This past Friday, I did my second Friday Night Dinner shift at the Natural Gourmet Institute. It was a lot more mellow than the last one I did, which was quite an experience (you can read about it HERE). On Thursday, I cleaned and prepped what seemed like an endless supply of mushrooms. We had portobellos, chanterelles, oyster, and cremini mushrooms. All of them were beautiful specimens. The oyster mushrooms were so huge, they were twice the size of my hand (see photos). By the time I was done cleaning and slicing, my fingernails were brown. Four days later, I’m still trying to get the brown out.
The kitchen was kind of chaotic and I think the students whose FND it was found themselves a little overwhelmed, which I can see happening. It is a dizzying situation when you’re trying to get everything prepared at the same time and get everything plated and ready to hit the pass in a smooth progression. In a really small kitchen, there are about 15 students, the teacher, 2 dishwashers, and, during service, servers coming in and out. It’s hot, it’s crowded, and it’s crazy.
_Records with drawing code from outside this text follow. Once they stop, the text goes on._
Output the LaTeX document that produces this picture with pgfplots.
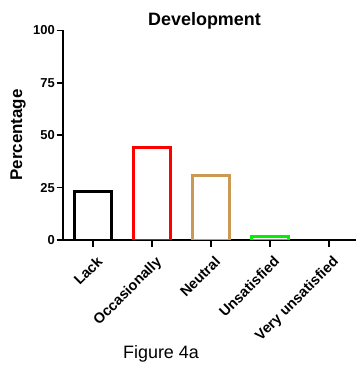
\documentclass[border=0pt]{standalone}
\usepackage{pgfplots}
\pgfplotsset{compat=1.18}
\usepackage{fontspec}
\setmainfont{Liberation Sans}
\definecolor{tan}{RGB}{204,153,85}
\definecolor{brightgreen}{RGB}{0,240,0}
\begin{document}
\begin{tikzpicture}
\useasboundingbox (0,0) rectangle (356bp,365bp);
\begin{axis}[
  at={(63bp,125bp)}, anchor=south west,
  scale only axis, width=293bp, height=209.5bp,
  xmin=-0.508, xmax=4.458, ymin=0, ymax=100,
  axis x line=bottom, axis y line=left,
  axis line style={line width=1.8bp, -},
  xtick={0,1,2,3,4},
  xticklabels={Lack,Occasionally,Neutral,Unsatisfied,Very unsatisfied},
  ytick={0,25,50,75,100},
  tick style={line width=1.6bp, black},
  major tick length=6.5bp,
  tick align=outside,
  /pgf/number format/assume math mode=true,
  xticklabel style={font=\fontsize{14.5}{15}\selectfont\bfseries, rotate=45, anchor=north east, inner sep=1bp, yshift=-7bp, xshift=-3bp},
  yticklabel style={font=\fontsize{13}{14}\selectfont\bfseries, inner sep=1.5bp},
]
\addplot[ybar, bar width=37bp, line width=2.8bp, black, fill=white] coordinates {(0,23)};
\addplot[ybar, bar width=37bp, line width=2.8bp, red, fill=white] coordinates {(1,44)};
\addplot[ybar, bar width=37bp, line width=2.8bp, tan, fill=white] coordinates {(2,30.6)};
\addplot[ybar, bar width=37bp, line width=2.8bp, brightgreen, fill=white] coordinates {(3,1.6)};
\end{axis}
\node[anchor=base, font=\fontsize{18}{20}\selectfont\bfseries] at (204.5bp,339bp) {Development};
\node[rotate=90, anchor=base, font=\fontsize{17}{19}\selectfont\bfseries] at (22bp,230bp) {Percentage};
\node[anchor=base, font=\fontsize{18}{20}\selectfont] at (161bp,7bp) {Figure 4a};
\end{tikzpicture}
\end{document}
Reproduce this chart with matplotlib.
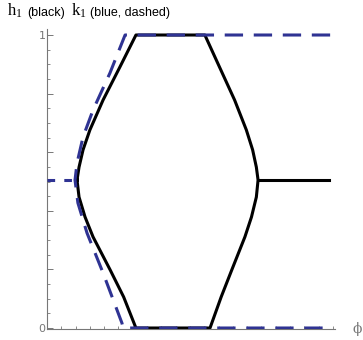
import numpy as np
import matplotlib.pyplot as plt
from matplotlib.ticker import MultipleLocator, FixedLocator

# h1 (solid black): closed loop plus the flat branch to the right
h_phi = [0.105, 0.112, 0.126, 0.150, 0.196, 0.255, 0.311, 0.552, 0.603, 0.656,
         0.697, 0.719, 0.732, 0.738, 0.732, 0.715, 0.692, 0.646, 0.609, 0.570,
         0.311, 0.268, 0.221, 0.161, 0.133, 0.112, 0.105]
h_val = [0.505, 0.549, 0.608, 0.676, 0.778, 0.891, 1.0, 1.0, 0.891, 0.778,
         0.676, 0.608, 0.549, 0.505, 0.447, 0.379, 0.311, 0.198, 0.106, 0.0,
         0.0, 0.106, 0.198, 0.311, 0.379, 0.447, 0.505]
h_tail_phi = [0.738, 0.986]
h_tail_val = [0.505, 0.505]

# k1 (blue dashed)
k_phi = [0.99, 0.273, 0.220, 0.161, 0.126, 0.105, 0.098, 0.108, 0.140, 0.196,
         0.262, 0.266, 0.99]
k_val = [1.0, 1.0, 0.870, 0.744, 0.652, 0.563, 0.505, 0.427, 0.324, 0.188,
         0.017, 0.0, 0.0]
k_tail_phi = [0.0, 0.098]
k_tail_val = [0.505, 0.505]

W, H = 363, 340
blue = '#2f3393'
grey = '#777777'

plt.rcParams['mathtext.fontset'] = 'custom'
plt.rcParams['mathtext.rm'] = 'Liberation Serif'
plt.rcParams['mathtext.it'] = 'Liberation Serif:italic'

fig = plt.figure(figsize=(W / 100, H / 100), dpi=100)
ax = fig.add_axes([47 / W, (H - 329) / H, 288 / W, 300 / H])

ax.plot(h_phi, h_val, color='black', linewidth=2.2, solid_joinstyle='round', zorder=2)
ax.plot(h_tail_phi, h_tail_val, color='black', linewidth=2.2, zorder=2)
ax.plot(k_phi, k_val, color=blue, linewidth=2.2, dashes=(6, 3.5), zorder=3)
ax.plot(k_tail_phi, k_tail_val, color=blue, linewidth=2.2, dashes=(2.5, 3), zorder=3)

ax.set_xlim(0, 1.007)
ax.set_ylim(-0.0034, 1.0205)

for side in ['top', 'right']:
    ax.spines[side].set_visible(False)
for side in ['left', 'bottom']:
    ax.spines[side].set_color(grey)
    ax.spines[side].set_linewidth(0.8)

ax.yaxis.set_major_locator(FixedLocator(np.arange(0, 1.01, 0.2)))
ax.yaxis.set_minor_locator(MultipleLocator(0.05))
ax.set_yticklabels(['0', '', '', '', '', '1'])
ax.xaxis.set_major_locator(MultipleLocator(0.05))
ax.set_xticklabels([])
ax.tick_params(axis='y', which='major', direction='in', length=4, width=0.7,
               color=grey, labelcolor=grey, labelsize=8, pad=1)
ax.tick_params(axis='y', which='minor', direction='in', length=2, width=0.6, color=grey)
ax.tick_params(axis='x', which='major', direction='in', length=2, width=0.6, color=grey)

# axis label
fig.text(357 / W, 1 - 329 / H, '\u03d5', fontsize=10, color=grey, ha='center',
         va='center', family=['DejaVu Serif'])

# legend line above the plot
base = 1 - 16 / H
fig.text(7 / W, base, r'$\mathrm{h}_{1}$', fontsize=12, color='black', va='baseline')
fig.text(27 / W, base, '(black)', fontsize=9, color='black', va='baseline',
         family='Liberation Sans')
fig.text(71 / W, base, r'$\mathrm{k}_{1}$', fontsize=12, color='black', va='baseline')
fig.text(90 / W, base, '(blue, dashed)', fontsize=9, color='black', va='baseline',
         family='Liberation Sans')

fig.savefig('out.png', dpi=100)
I think the class did a great job with their menu, though. It was completely vegan (as all FND menus are) and the food was delicious and filling, which proves that a meatless meal can be quite satisfying. This was the menu:
September 2 , 2011
~ Appetizer – 1st Course ~
Grilled Corn Chowder with Red Bell Pepper and Parsley Oil
~ Entree – 2nd Course ~
Sunset Pave with Heirloom Tomato and Roasted Red Pepper Sauce and Raw Kale Salad
~ Dessert – 3rd Course ~
Poached Peaches with Lavender Syrup and Lemon Almond Cake
Served with Blackberry Vanilla Milkshake and Almond Tuile
And portion of the proceeds from that dinner is going to be donated to The Cornucopia Institute: The Cornucopia Institute engages in educational activities supporting the ecological principles and economic wisdom underlying sustainable and organic agriculture
As I said in my previous post, there’s an adrenaline rush to the whole Friday Night Dinner thing. When it’s time for service, you have an assembly line of students to plate the different courses and you have to keep things moving to get the dishes out in a consistent stream. It’s a bad thing to have some people served while others are waiting for longer than a minute or so. You’re there on the line doing your thing and you’re focused on your task and on making that plate beautiful and appetizing. And when it’s done and the guests have enjoyed their meal and expressed their pleasure, there’s a great satisfaction and sense of accomplishment for you.
The FND dates for my class have been set. The class was split into two groups and both groups will do their dinners in December. We’re testing our first dish—the entrée—on Wednesday night. I’ll keep you posted on the progress.